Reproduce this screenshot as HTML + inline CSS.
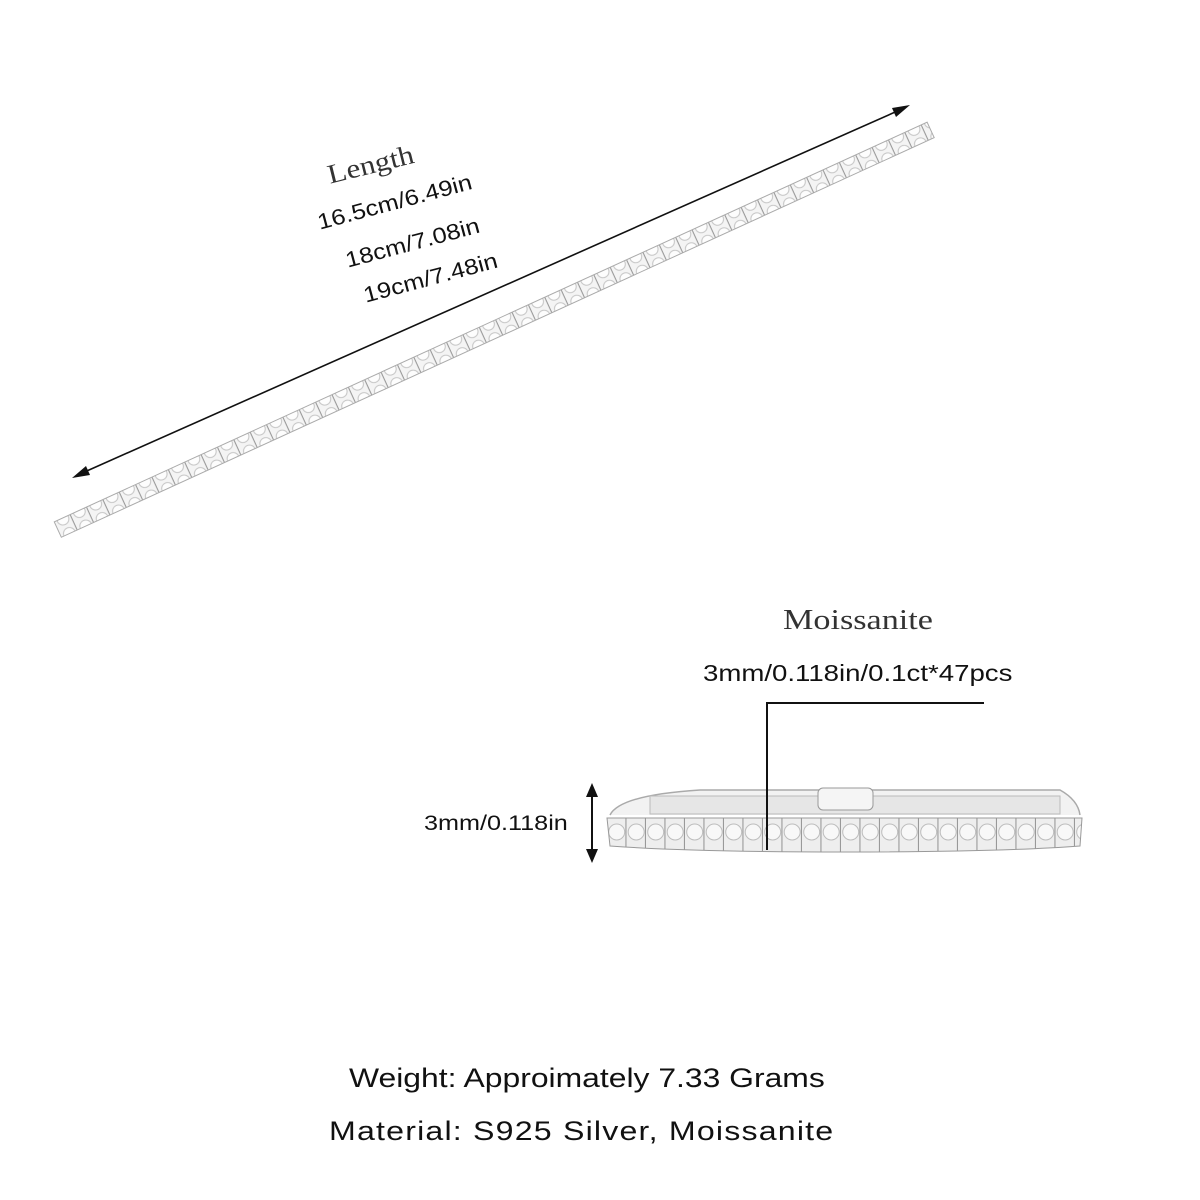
<!DOCTYPE html>
<html><head><style>
body{margin:0;width:1200px;height:1200px;background:#fff;position:relative;overflow:hidden;font-family:"Liberation Sans",sans-serif;}
.t{position:absolute;color:#111;white-space:nowrap;transform-origin:0 50%;}
</style></head><body>
<svg width="1200" height="1200" style="position:absolute;left:0;top:0">
<defs>
<pattern id="st" width="18" height="16" patternUnits="userSpaceOnUse">
<rect width="18" height="16" fill="#f4f4f4"/>
<circle cx="9" cy="8" r="6" fill="#fdfdfd" stroke="#c4c4c4" stroke-width="1"/>
<line x1="17.5" y1="0" x2="17.5" y2="16" stroke="#9a9a9a" stroke-width="1.2"/>
</pattern>
<pattern id="st2" width="19.5" height="28" patternUnits="userSpaceOnUse" x="607" y="818">
<rect width="19.5" height="28" fill="#eee"/>
<circle cx="9.7" cy="14" r="8" fill="#f8f8f8" stroke="#bdbdbd" stroke-width="1"/>
<line x1="19" y1="0" x2="19" y2="28" stroke="#999" stroke-width="1.2"/>
</pattern>
</defs>
<g transform="translate(58,530) rotate(-24.6)">
<rect x="0" y="-9" width="960" height="17" fill="url(#st)" stroke="#aaa" stroke-width="1"/>
</g>
<line x1="80" y1="474" x2="902" y2="109" stroke="#111" stroke-width="1.6"/>
<polygon points="72,478 86,466 90,475" fill="#111"/>
<polygon points="910,105 896,117 892,108" fill="#111"/>
<path d="M610,815 Q620,795 700,790 L1060,790 Q1078,800 1080,815" fill="#f2f2f2" stroke="#aaa" stroke-width="1.5"/>
<rect x="650" y="796" width="410" height="18" fill="#e6e6e6" stroke="#bbb"/>
<rect x="818" y="788" width="55" height="22" rx="5" fill="#f5f5f5" stroke="#999"/>
<path d="M607,818 L1082,818 L1080,846 Q1000,852 845,852 Q690,852 610,846 Z" fill="url(#st2)" stroke="#999"/>
<polyline points="984,703 767,703 767,850" fill="none" stroke="#111" stroke-width="2"/>
<line x1="592" y1="790" x2="592" y2="855" stroke="#111" stroke-width="2"/>
<polygon points="592,783 586,797 598,797" fill="#111"/>
<polygon points="592,863 586,849 598,849" fill="#111"/>
</svg>
<div class="t" style="left:328px;top:160px;font-family:'Liberation Serif',serif;font-size:27px;transform:rotate(-14deg) scaleX(1.15);color:#333">Length</div>
<div class="t" style="left:318px;top:210px;font-size:22px;transform:rotate(-15deg) scaleX(1.15)">16.5cm/6.49in</div>
<div class="t" style="left:346px;top:248px;font-size:22px;transform:rotate(-15deg) scaleX(1.15)">18cm/7.08in</div>
<div class="t" style="left:364px;top:283px;font-size:22px;transform:rotate(-15deg) scaleX(1.15)">19cm/7.48in</div>
<div class="t" style="left:783px;top:605px;font-family:'Liberation Serif',serif;font-size:28px;color:#333;transform:scaleX(1.22)">Moissanite</div>
<div class="t" style="left:703px;top:660px;font-size:23px;transform:scaleX(1.2)">3mm/0.118in/0.1ct*47pcs</div>
<div class="t" style="left:424px;top:812px;font-size:21px;transform:scaleX(1.2)">3mm/0.118in</div>
<div class="t" style="left:349px;top:1063px;font-size:27px;transform:scaleX(1.18)">Weight: Approimately 7.33 Grams</div>
<div class="t" style="left:329px;top:1116px;font-size:27px;letter-spacing:1px;transform:scaleX(1.19)">Material: S925 Silver, Moissanite</div>
</body></html>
# # # # # # #
Reproduce the material above in full and without alteration, but skip all pictures.

Reproduce this screenshot as HTML + inline CSS.
<!DOCTYPE html>
<html><head><style>
body{margin:0;width:1200px;height:1200px;background:#fff;position:relative;overflow:hidden;font-family:"Liberation Sans",sans-serif;}
.t{position:absolute;color:#111;white-space:nowrap;transform-origin:0 50%;}
</style></head><body>
<svg width="1200" height="1200" style="position:absolute;left:0;top:0">
<defs>
<pattern id="st" width="18" height="16" patternUnits="userSpaceOnUse">
<rect width="18" height="16" fill="#f4f4f4"/>
<circle cx="9" cy="8" r="6" fill="#fdfdfd" stroke="#c4c4c4" stroke-width="1"/>
<line x1="17.5" y1="0" x2="17.5" y2="16" stroke="#9a9a9a" stroke-width="1.2"/>
</pattern>
<pattern id="st2" width="19.5" height="28" patternUnits="userSpaceOnUse" x="607" y="818">
<rect width="19.5" height="28" fill="#eee"/>
<circle cx="9.7" cy="14" r="8" fill="#f8f8f8" stroke="#bdbdbd" stroke-width="1"/>
<line x1="19" y1="0" x2="19" y2="28" stroke="#999" stroke-width="1.2"/>
</pattern>
</defs>
<g transform="translate(58,530) rotate(-24.6)">
<rect x="0" y="-9" width="960" height="17" fill="url(#st)" stroke="#aaa" stroke-width="1"/>
</g>
<line x1="80" y1="474" x2="902" y2="109" stroke="#111" stroke-width="1.6"/>
<polygon points="72,478 86,466 90,475" fill="#111"/>
<polygon points="910,105 896,117 892,108" fill="#111"/>
<path d="M610,815 Q620,795 700,790 L1060,790 Q1078,800 1080,815" fill="#f2f2f2" stroke="#aaa" stroke-width="1.5"/>
<rect x="650" y="796" width="410" height="18" fill="#e6e6e6" stroke="#bbb"/>
<rect x="818" y="788" width="55" height="22" rx="5" fill="#f5f5f5" stroke="#999"/>
<path d="M607,818 L1082,818 L1080,846 Q1000,852 845,852 Q690,852 610,846 Z" fill="url(#st2)" stroke="#999"/>
<polyline points="984,703 767,703 767,850" fill="none" stroke="#111" stroke-width="2"/>
<line x1="592" y1="790" x2="592" y2="855" stroke="#111" stroke-width="2"/>
<polygon points="592,783 586,797 598,797" fill="#111"/>
<polygon points="592,863 586,849 598,849" fill="#111"/>
</svg>
<div class="t" style="left:328px;top:160px;font-family:'Liberation Serif',serif;font-size:27px;transform:rotate(-14deg) scaleX(1.15);color:#333">Length</div>
<div class="t" style="left:318px;top:210px;font-size:22px;transform:rotate(-15deg) scaleX(1.15)">16.5cm/6.49in</div>
<div class="t" style="left:346px;top:248px;font-size:22px;transform:rotate(-15deg) scaleX(1.15)">18cm/7.08in</div>
<div class="t" style="left:364px;top:283px;font-size:22px;transform:rotate(-15deg) scaleX(1.15)">19cm/7.48in</div>
<div class="t" style="left:783px;top:605px;font-family:'Liberation Serif',serif;font-size:28px;color:#333;transform:scaleX(1.22)">Moissanite</div>
<div class="t" style="left:703px;top:660px;font-size:23px;transform:scaleX(1.2)">3mm/0.118in/0.1ct*47pcs</div>
<div class="t" style="left:424px;top:812px;font-size:21px;transform:scaleX(1.2)">3mm/0.118in</div>
<div class="t" style="left:349px;top:1063px;font-size:27px;transform:scaleX(1.18)">Weight: Approimately 7.33 Grams</div>
<div class="t" style="left:329px;top:1116px;font-size:27px;letter-spacing:1px;transform:scaleX(1.19)">Material: S925 Silver, Moissanite</div>
</body></html>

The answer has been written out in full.